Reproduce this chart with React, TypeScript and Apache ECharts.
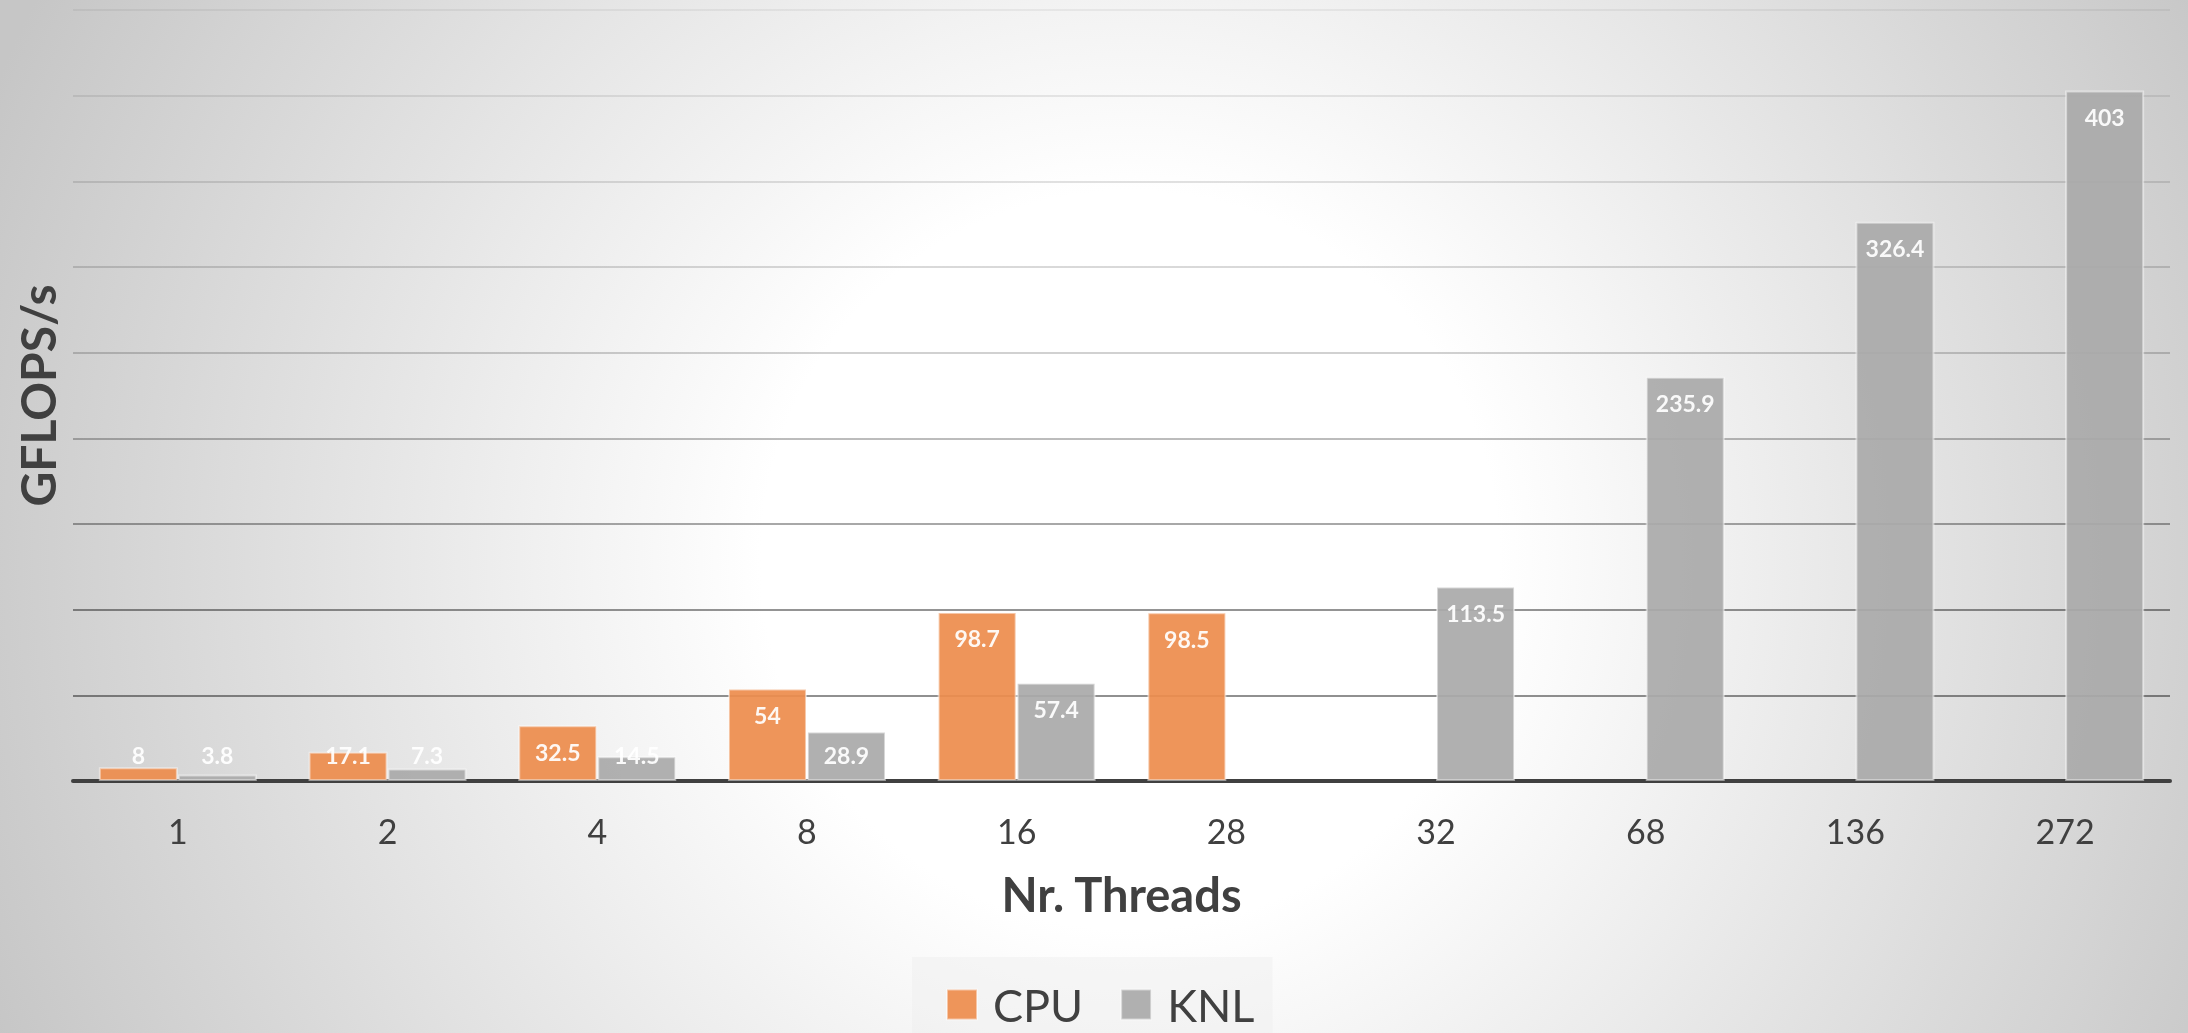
import React, { useEffect, useRef } from "react";
import * as echarts from "echarts";

// Thread counts on the x axis
const threads = ["1", "2", "4", "8", "16", "28", "32", "68", "136", "272"];
// Measured throughput in GFLOPS/s (null where the platform was not run)
const cpuGflops: (number | null)[] = [8, 17.1, 32.5, 54, 98.7, 98.5, null, null, null, null];
const knlGflops: (number | null)[] = [3.8, 7.3, 14.5, 28.9, 57.4, null, 113.5, 235.9, 326.4, 403];
const seriesNames = ["CPU", "KNL"];

const Y_MAX = 450;
const Y_STEP = 50;
// Bars lower than this keep their label just above the axis
const SHORT_BAR = 29;

const W = 2188;
const H = 1033;
const TEXT = "#404040";
const FONT = "Lato";

function toData(vals: (number | null)[]) {
  return vals.map((v) =>
    v == null
      ? null
      : v < SHORT_BAR
      ? { value: v, label: { position: "insideBottom", distance: 15 } }
      : { value: v }
  );
}

export default function App() {
  const ref = useRef<HTMLDivElement>(null);

  useEffect(() => {
    document.body.style.margin = "0";
    const chart = echarts.init(ref.current!, null, { renderer: "svg" });

    const background = new echarts.graphic.RadialGradient(
      1130,
      560,
      1230,
      [
        { offset: 0, color: "#ffffff" },
        { offset: 0.3, color: "#ffffff" },
        { offset: 1, color: "#c6c6c6" },
      ],
      true
    );

    const gridGradient = new echarts.graphic.LinearGradient(
      0,
      0,
      0,
      781,
      [
        { offset: 0, color: "rgba(0,0,0,0.05)" },
        { offset: 0.45, color: "rgba(0,0,0,0.18)" },
        { offset: 0.78, color: "rgba(0,0,0,0.42)" },
        { offset: 1, color: "rgba(0,0,0,0.45)" },
      ],
      true
    );

    const valueLabel = {
      show: true,
      position: "insideTop",
      distance: 15,
      color: "#ffffff",
      fontFamily: FONT,
      fontWeight: "bold",
      fontSize: 23,
    };

    chart.setOption({
      animation: false,
      graphic: [
        {
          type: "rect",
          z: -100,
          silent: true,
          shape: { x: 0, y: 0, width: W, height: H },
          style: { fill: background },
        },
      ],
      grid: { left: 73, right: W - 2170, top: 10, bottom: H - 781, containLabel: false },
      legend: {
        data: seriesNames,
        left: 912,
        top: 957,
        padding: [25, 18, 40, 34],
        backgroundColor: "rgba(238,238,238,0.45)",
        itemWidth: 30,
        itemHeight: 30,
        itemGap: 37,
        icon: "rect",
        textStyle: {
          color: TEXT,
          fontFamily: FONT,
          fontSize: 45,
          padding: [0, 0, 0, 11],
        },
      },
      xAxis: {
        type: "category",
        data: threads,
        name: "Nr. Threads",
        nameLocation: "middle",
        nameGap: 89,
        nameTextStyle: { color: TEXT, fontFamily: FONT, fontWeight: "bold", fontSize: 47 },
        axisLine: { show: true, lineStyle: { color: TEXT, width: 4 } },
        axisTick: { show: false },
        axisLabel: { color: TEXT, fontFamily: FONT, fontSize: 34, margin: 32 },
        splitLine: { show: false },
      },
      yAxis: {
        type: "value",
        min: 0,
        max: Y_MAX,
        interval: Y_STEP,
        name: "GFLOPS/s",
        nameLocation: "middle",
        nameGap: 12,
        nameTextStyle: { color: TEXT, fontFamily: FONT, fontWeight: "bold", fontSize: 48 },
        axisLine: { show: false },
        axisTick: { show: false },
        axisLabel: { show: false },
        splitLine: { show: true, lineStyle: { color: gridGradient, width: 2 } },
      },
      series: [
        {
          name: seriesNames[0],
          type: "bar",
          data: toData(cpuGflops),
          barWidth: 79,
          barGap: "0%",
          itemStyle: {
            color: "#ED8D4E",
            opacity: 0.93,
            borderColor: "rgba(255,255,255,0.5)",
            borderWidth: 2,
          },
          label: valueLabel,
        },
        {
          name: seriesNames[1],
          type: "bar",
          data: toData(knlGflops),
          barWidth: 79,
          barGap: "0%",
          itemStyle: {
            color: "#AAAAAA",
            opacity: 0.93,
            borderColor: "rgba(255,255,255,0.5)",
            borderWidth: 2,
          },
          label: valueLabel,
        },
      ],
    });

    return () => chart.dispose();
  }, []);

  return (
    <div
      ref={ref}
      style={{ position: "fixed", left: 0, top: 0, width: W, height: H }}
    />
  );
}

___

Written task:
Count the lines above in which the word "this" appears, then state only that count.

Solved problem:
2